The New York Observer article, "MySpace Music Will Make Stars out of Little People," recaps a recent presentation by MySpace Music President Courtney Holt at the New Music Seminar (I had no idea this conference from days of yore had been resurrected). According to the piece:
"[Holt] plans to take advantage of MySpace Music's edge over Apple's iTunes and Amazon: social media metrics and user-generated content. Mr. Holt plans to make the site a data goldmine for figuring out what's going to be the next big thing in pop music--helpful not only to artists and users, but producers and agents, too. They'll publish trends, track influencers and create lists of top-played and playlisted content of not only major bands and artists but also of all the independent work on millions of MySpace artist pages."

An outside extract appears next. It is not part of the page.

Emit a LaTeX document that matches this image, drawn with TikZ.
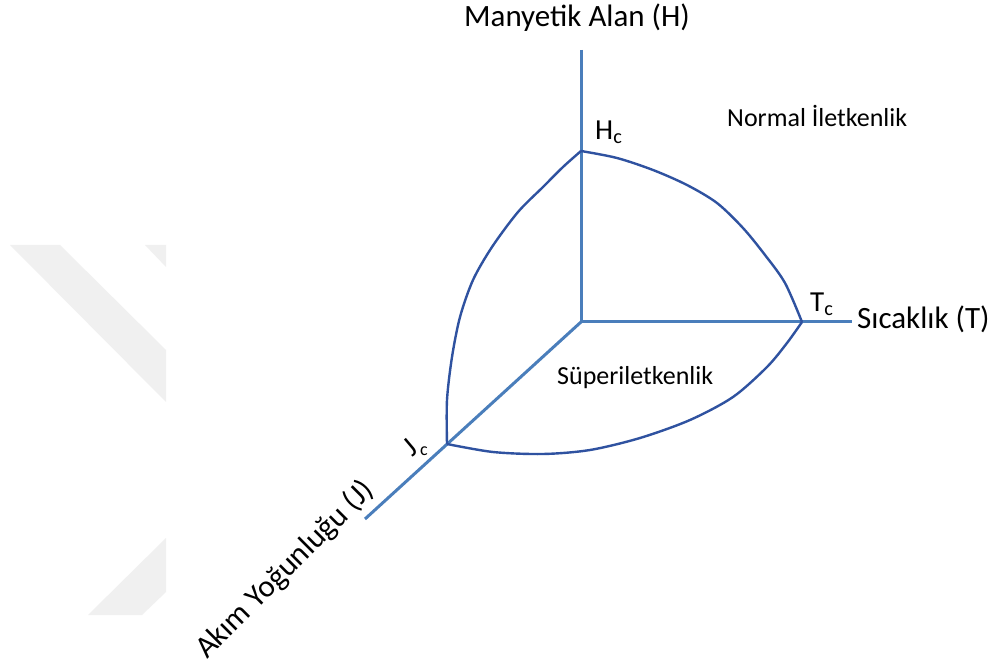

Additionally, Holt explains the benefits of the MySpace community in terms of helping to expose indie and obscure music acts. Along with that, he actually extols the benefits of college radio's more diverse music offerings, comparing what one hears on college radio to the user-created MySpace playlists:
"He added that there aren't as many 'loud media outlets,' like radio, that are willing to take chances on new artists. 'Despite the fact that I think the iPod shuffle has changed the minds of the consumer, most radio stations don't have permission, outside of maybe college radio stations, to play Miles Davis and Bad Brains back to back. You just don't hear that,' he said. 'And yet if you look at the types of playlists that people are creating on our platforms, they are that. You get randomness, you get obscure, you get songs that come from different places and it doesn't feel like a sonic trainwreck, like things just bombarding you. People, they want that randomness, and that notion that they're in control of their programming.'"
He makes a really interesting point here that when creating their own online playlists, music lovers will play unknown artists and mix genres and styles of music in much the same way that a college radio DJ might.
So maybe MySpace Music can be the new college radio.
I'm intrigued to see where they take things. But, of course, I remain loyal to the massive libraries of physical music at college radio stations. I enjoy ceding control to the DJ (when I'm not on the air myself!) and allowing myself to discover new sounds. Discovery. That's what listening to radio is about for me.